Gaussian Universality in Neural Network Dynamics with Generalized Structured Input Distributions
Jaeyong Bae, Hawoong Jeong
TL;DR
This work broadens the hidden manifold framework by incorporating general Gaussian mixtures into neural network inputs and shows that, after standardization and under weak correlations, SGD dynamics converge to the Gaussian benchmark predicted by the Gaussian Equivalence Property. The authors establish rigorous results on asymptotic Gaussianity and covariance consistency for block-dependent mixtures and provide thorough numerical evidence, including a Berry–Esseen-based bound and data collapse across dimensions. They further explore the limits of universality under increased input correlation and real-world data, identifying key drivers of dynamic deviations and offering practical guidance for when Gaussian-based analyses remain informative. Overall, the study strengthens the theoretical foundation of deep learning dynamics by revealing a robust form of universality driven by low-order moments rather than exact distributional form.
Abstract
Analyzing neural network dynamics via stochastic gradient descent (SGD) is crucial to building theoretical foundations for deep learning. Previous work has analyzed structured inputs within the \textit{hidden manifold model}, often under the simplifying assumption of a Gaussian distribution.
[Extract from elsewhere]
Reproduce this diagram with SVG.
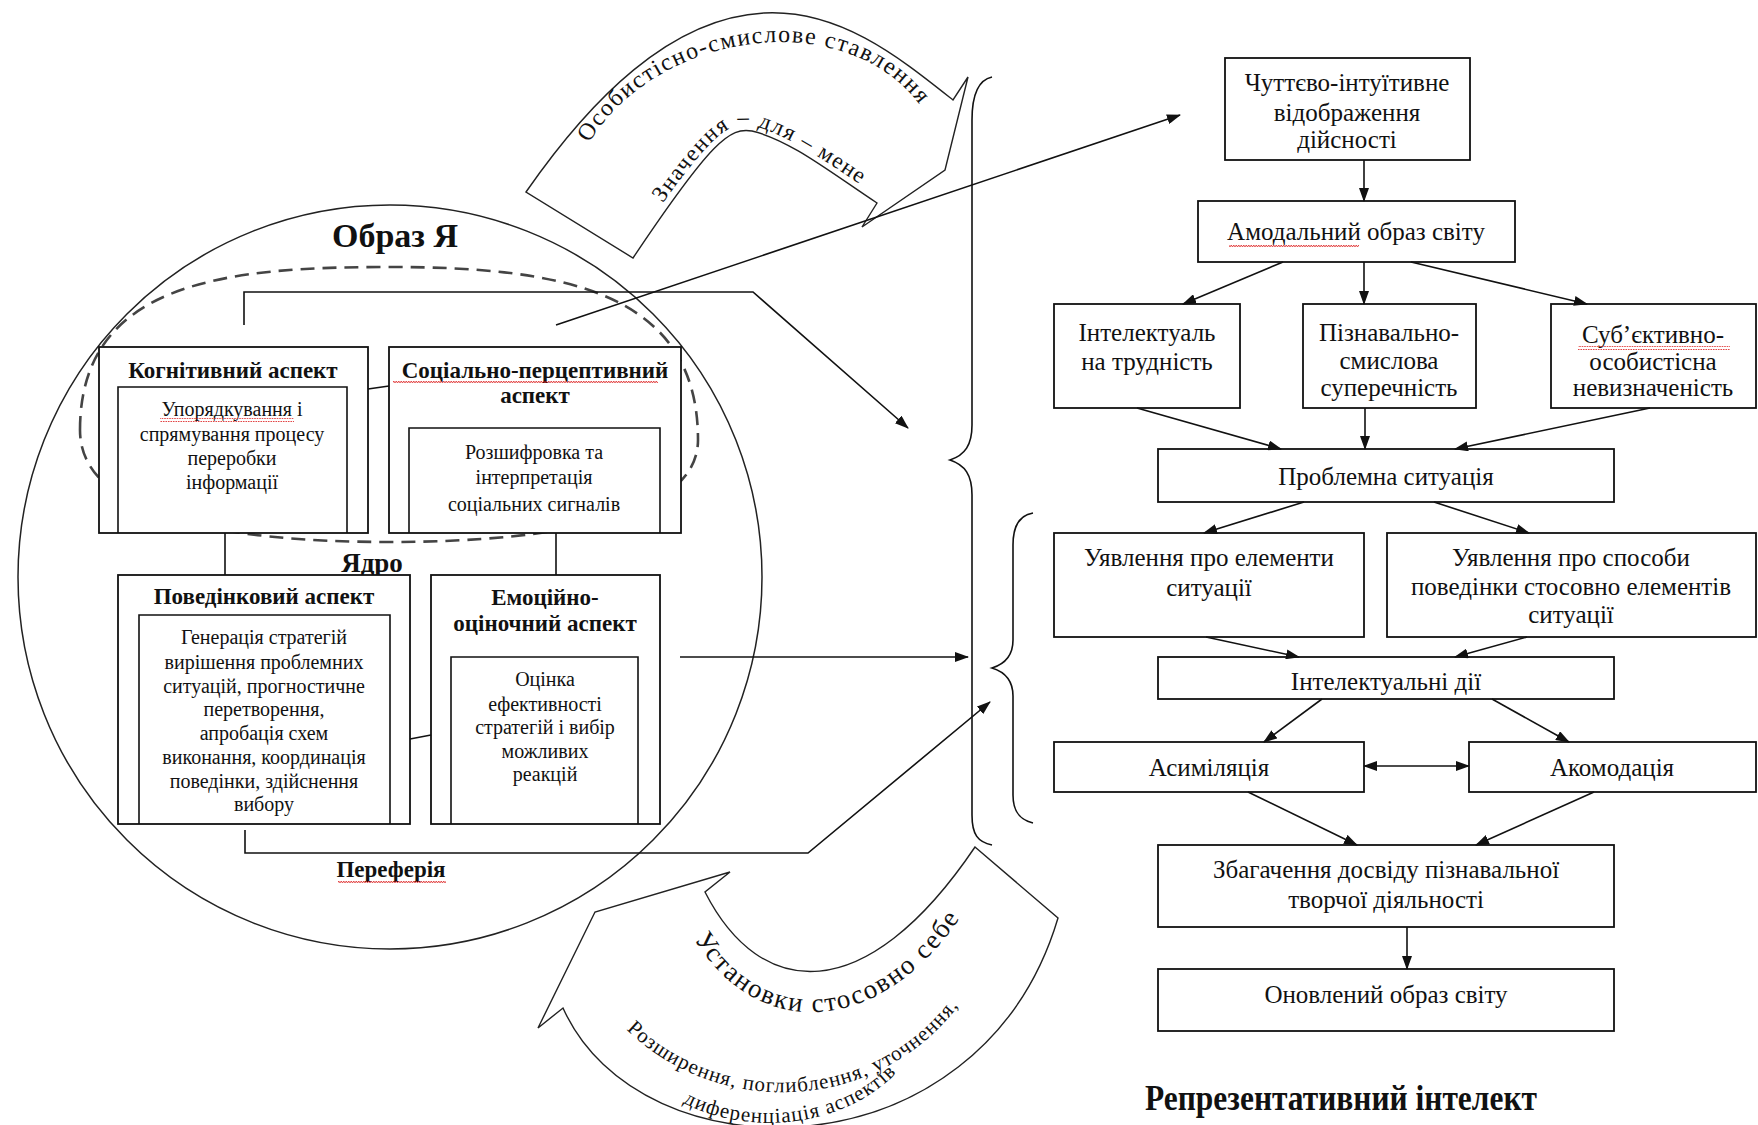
<svg xmlns="http://www.w3.org/2000/svg" width="1758" height="1125" viewBox="0 0 1758 1125">
<style>
.bx{fill:#fff;stroke:#111;stroke-width:1.8}
.in{fill:none;stroke:#111;stroke-width:1.6}
.ln{fill:none;stroke:#111;stroke-width:1.6}
.t{font-family:'Liberation Serif','Times New Roman',serif;fill:#111;text-anchor:middle}
.r{font-size:25px}
.s{font-size:20px}
.h{font-size:23px;font-weight:bold}
.sh{fill:#fff;stroke:#222;stroke-width:1.4}
.wv{fill:url(#wave)}
</style>
<defs>
<marker id="ah" markerWidth="14" markerHeight="10" refX="13" refY="5" orient="auto" markerUnits="userSpaceOnUse"><path d="M0,0 L14,5 L0,10 z" fill="#111"/></marker>
<marker id="as" markerWidth="14" markerHeight="10" refX="13" refY="5" orient="auto-start-reverse" markerUnits="userSpaceOnUse"><path d="M0,0 L14,5 L0,10 z" fill="#111"/></marker>
<pattern id="wave" width="5" height="4" patternUnits="userSpaceOnUse"><path d="M0,3 L1.25,1 L2.5,3 L3.75,1 L5,3" fill="none" stroke="#d22" stroke-width="0.8"/></pattern>
<path id="tp1" d="M585,150 C650,30 850,0 925,112"/>
<path id="tp2" d="M628,254 C707,136 727,122 750,125 C789,134 832,166 879,197"/>
<path id="tp3" d="M690,932 C755,1047 885,1037 965,910"/>
<path id="tp4" d="M615,1018 C715,1128 890,1113 968,992"/>
<path id="tp5" d="M665,1092 C740,1144 860,1129 910,1056"/>
</defs>
<rect width="1758" height="1125" fill="#fff"/>

<!-- curved arrows -->
<g id="arrow-top">
<path class="sh" d="M526,192 C590,100 670,18 764,13 C840,9 900,58 953,100 L968,77 L945,170 L862,227 L877,203 C830,172 790,140 752,131 C730,127 712,140 633,258 Z"/>
<text class="t" style="font-size:24px;letter-spacing:1.5px"><textPath href="#tp1" startOffset="50%">Особистісно-смислове ставлення</textPath></text>
<text class="t" style="font-size:23px;letter-spacing:1.5px"><textPath href="#tp2" startOffset="56%">Значення – для – мене</textPath></text>
</g>
<g id="arrow-bottom">
<path class="sh" d="M730,872 L705,892 C760,1000 865,1010 975,847 L1058,918 C980,1180 640,1180 563,1008 L538,1028 L595,912 Z"/>
<text class="t" style="font-size:27px;letter-spacing:1.8px"><textPath href="#tp3" startOffset="50%">Установки стосовно себе</textPath></text>
<text class="t" style="font-size:21px;letter-spacing:1px"><textPath href="#tp4" startOffset="50%">Розширення, поглиблення, уточнення,</textPath></text>
<text class="t" style="font-size:21px;letter-spacing:1px"><textPath href="#tp5" startOffset="50%">диференціація аспектів</textPath></text>
</g>

<!-- Образ Я -->
<g id="obraz-ya">
<circle cx="390" cy="577" r="372" fill="none" stroke="#222" stroke-width="1.5"/>
<text class="t" x="395" y="247" style="font-size:34px;font-weight:bold">Образ Я</text>
<path d="M80,430 C80,280 230,267 389,267 C560,267 698,290 698,440 C698,515 560,542 389,542 C220,542 80,515 80,430 Z" fill="none" stroke="#444" stroke-width="2.6" stroke-dasharray="14 8"/>
<text class="t" x="372" y="572" style="font-size:27px;font-weight:bold">Ядро</text>
<text class="t" x="391" y="877" style="font-size:23px;font-weight:bold">Переферія</text>
<rect class="wv" x="338" y="879" width="108" height="4"/>
</g>

<g id="kognityvnyi">
<rect class="bx" x="99" y="347" width="269" height="186"/>
<path class="in" d="M118,533 V387 H347 V533"/>
<text class="t h" x="233" y="378">Когнітивний аспект</text>
<text class="t s" x="232" y="416">Упорядкування і<tspan x="232" dy="25">спрямування процесу</tspan><tspan x="232" dy="24">переробки</tspan><tspan x="232" dy="24">інформації</tspan></text>
<rect class="wv" x="160" y="418" width="134" height="4"/>
</g>

<g id="sotsialno">
<rect class="bx" x="389" y="347" width="292" height="186"/>
<path class="in" d="M409,533 V428 H660 V533"/>
<text class="t h" x="535" y="378">Соціально-перцептивний<tspan x="535" dy="25">аспект</tspan></text>
<rect class="wv" x="393" y="381" width="265" height="4"/>
<text class="t s" x="534" y="459">Розшифровка та<tspan x="534" dy="25">інтерпретація</tspan><tspan x="534" dy="27">соціальних сигналів</tspan></text>
</g>

<g id="povedinkovyi">
<rect class="bx" x="118" y="575" width="292" height="249"/>
<path class="in" d="M139,824 V615 H390 V824"/>
<text class="t h" x="264" y="604">Поведінковий аспект</text>
<text class="t s" x="264" y="644">Генерація стратегій<tspan x="264" dy="25">вирішення проблемних</tspan><tspan x="264" dy="24">ситуацій, прогностичне</tspan><tspan x="264" dy="23">перетворення,</tspan><tspan x="264" dy="24">апробація схем</tspan><tspan x="264" dy="24">виконання, координація</tspan><tspan x="264" dy="24">поведінки, здійснення</tspan><tspan x="264" dy="23">вибору</tspan></text>
</g>

<g id="emotsiino">
<rect class="bx" x="431" y="575" width="229" height="249"/>
<path class="in" d="M451,824 V657 H638 V824"/>
<text class="t h" x="545" y="605">Емоційно-<tspan x="545" dy="26">оціночний аспект</tspan></text>
<text class="t s" x="545" y="686">Оцінка<tspan x="545" dy="25">ефективності</tspan><tspan x="545" dy="23">стратегій і вибір</tspan><tspan x="545" dy="24">можливих</tspan><tspan x="545" dy="23">реакцій</tspan></text>
</g>

<!-- right column -->
<g id="chuttievo">
<rect class="bx" x="1225" y="58" width="245" height="102"/>
<text class="t r" x="1347" y="91">Чуттєво-інтуїтивне<tspan x="1347" dy="30">відображення</tspan><tspan x="1347" dy="27">дійсності</tspan></text>
</g>
<g id="amodalnyi">
<rect class="bx" x="1198" y="201" width="317" height="61"/>
<text class="t r" x="1356" y="240">Амодальний образ світу</text>
<rect class="wv" x="1229" y="243" width="130" height="4"/>
</g>
<g id="trudnist">
<rect class="bx" x="1054" y="304" width="186" height="104"/>
<text class="t r" x="1147" y="341">Інтелектуаль<tspan x="1147" dy="29">на трудність</tspan></text>
</g>
<g id="superechnist">
<rect class="bx" x="1303" y="304" width="173" height="104"/>
<text class="t r" x="1389" y="341">Пізнавально-<tspan x="1389" dy="28">смислова</tspan><tspan x="1389" dy="27">суперечність</tspan></text>
</g>
<g id="nevyznachenist">
<rect class="bx" x="1551" y="304" width="205" height="104"/>
<text class="t r" x="1653" y="343">Суб’єктивно-<tspan x="1653" dy="27">особистісна</tspan><tspan x="1653" dy="26">невизначеність</tspan></text>
<rect class="wv" x="1578" y="346" width="152" height="4"/>
</g>
<g id="problemna">
<rect class="bx" x="1158" y="449" width="456" height="53"/>
<text class="t r" x="1386" y="485">Проблемна ситуація</text>
</g>
<g id="uyavlennia-elementy">
<rect class="bx" x="1054" y="533" width="310" height="104"/>
<text class="t r" x="1209" y="566">Уявлення про елементи<tspan x="1209" dy="30">ситуації</tspan></text>
</g>
<g id="uyavlennia-sposoby">
<rect class="bx" x="1387" y="533" width="369" height="104"/>
<text class="t r" x="1571" y="566">Уявлення про способи<tspan x="1571" dy="29">поведінки стосовно елементів</tspan><tspan x="1571" dy="28">ситуації</tspan></text>
</g>
<g id="intelektualni-dii">
<rect class="bx" x="1158" y="657" width="456" height="42"/>
<text class="t r" x="1386" y="690">Інтелектуальні дії</text>
</g>
<g id="asymiliatsiia">
<rect class="bx" x="1054" y="742" width="310" height="50"/>
<text class="t r" x="1209" y="776">Асиміляція</text>
</g>
<g id="akomodatsiia">
<rect class="bx" x="1469" y="742" width="287" height="50"/>
<text class="t r" x="1612" y="776">Акомодація</text>
</g>
<g id="zbagachennia">
<rect class="bx" x="1158" y="845" width="456" height="82"/>
<text class="t r" x="1386" y="878">Збагачення досвіду пізнавальної<tspan x="1386" dy="30">творчої діяльності</tspan></text>
</g>
<g id="onovlenyi">
<rect class="bx" x="1158" y="969" width="456" height="62"/>
<text class="t r" x="1386" y="1003">Оновлений образ світу</text>
</g>
<g id="title-intelekt">
<text class="t" x="1341" y="1110" textLength="392" lengthAdjust="spacingAndGlyphs" style="font-size:35px;font-weight:bold">Репрезентативний інтелект</text>
</g>

<!-- braces -->
<g id="braces">
<path class="ln" d="M992,77 C978,80 972,95 972,120 L972,425 C972,445 965,455 950,460 C965,465 972,475 972,495 L972,815 C972,835 978,842 992,845"/>
<path class="ln" d="M1033,513 C1020,515 1013,525 1013,545 L1013,640 C1013,655 1005,664 992,668 C1005,672 1013,681 1013,696 L1013,795 C1013,812 1020,820 1033,823"/>
</g>

<g id="connectors">
<path class="ln" d="M225,533 V575"/>
<path class="ln" d="M556,533 V575"/>
<path class="ln" d="M368,389 L389,386"/>
<path class="ln" d="M410,739 L431,735"/>
<path class="ln" marker-end="url(#ah)" d="M556,325 L1180,115"/>
<path class="ln" marker-end="url(#ah)" d="M244,325 V292 H753 L908,428"/>
<path class="ln" marker-end="url(#ah)" d="M245,830 V853 H808 L990,702"/>
<path class="ln" marker-end="url(#ah)" d="M680,657 H968"/>
<path class="ln" marker-end="url(#ah)" d="M1364,160 V201"/>
<path class="ln" marker-end="url(#ah)" d="M1283,262 L1183,304"/>
<path class="ln" marker-end="url(#ah)" d="M1364,262 V304"/>
<path class="ln" marker-end="url(#ah)" d="M1411,262 L1587,304"/>
<path class="ln" marker-end="url(#ah)" d="M1137,408 L1281,449"/>
<path class="ln" marker-end="url(#ah)" d="M1365,408 V449"/>
<path class="ln" marker-end="url(#ah)" d="M1650,408 L1455,449"/>
<path class="ln" marker-end="url(#ah)" d="M1304,502 L1204,533"/>
<path class="ln" marker-end="url(#ah)" d="M1434,502 L1529,533"/>
<path class="ln" marker-end="url(#ah)" d="M1206,637 L1299,657"/>
<path class="ln" marker-end="url(#ah)" d="M1527,637 L1455,657"/>
<path class="ln" marker-end="url(#ah)" d="M1322,699 L1264,742"/>
<path class="ln" marker-end="url(#ah)" d="M1492,699 L1569,742"/>
<path class="ln" marker-start="url(#as)" marker-end="url(#ah)" d="M1364,766 H1469"/>
<path class="ln" marker-end="url(#ah)" d="M1248,792 L1357,845"/>
<path class="ln" marker-end="url(#ah)" d="M1594,792 L1476,845"/>
<path class="ln" marker-end="url(#ah)" d="M1407,927 V969"/>
</g>
</svg>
We extend this framework by modeling inputs as Gaussian mixtures to better represent complex, real-world data. Through empirical and theoretical investigation, we demonstrate that with proper standardization, the learning dynamics converges to the behavior seen in the simple Gaussian case. This finding exhibits a form of universality, where diverse structured distributions yield results consistent with Gaussian assumptions, thereby strengthening the theoretical understanding of deep learning models.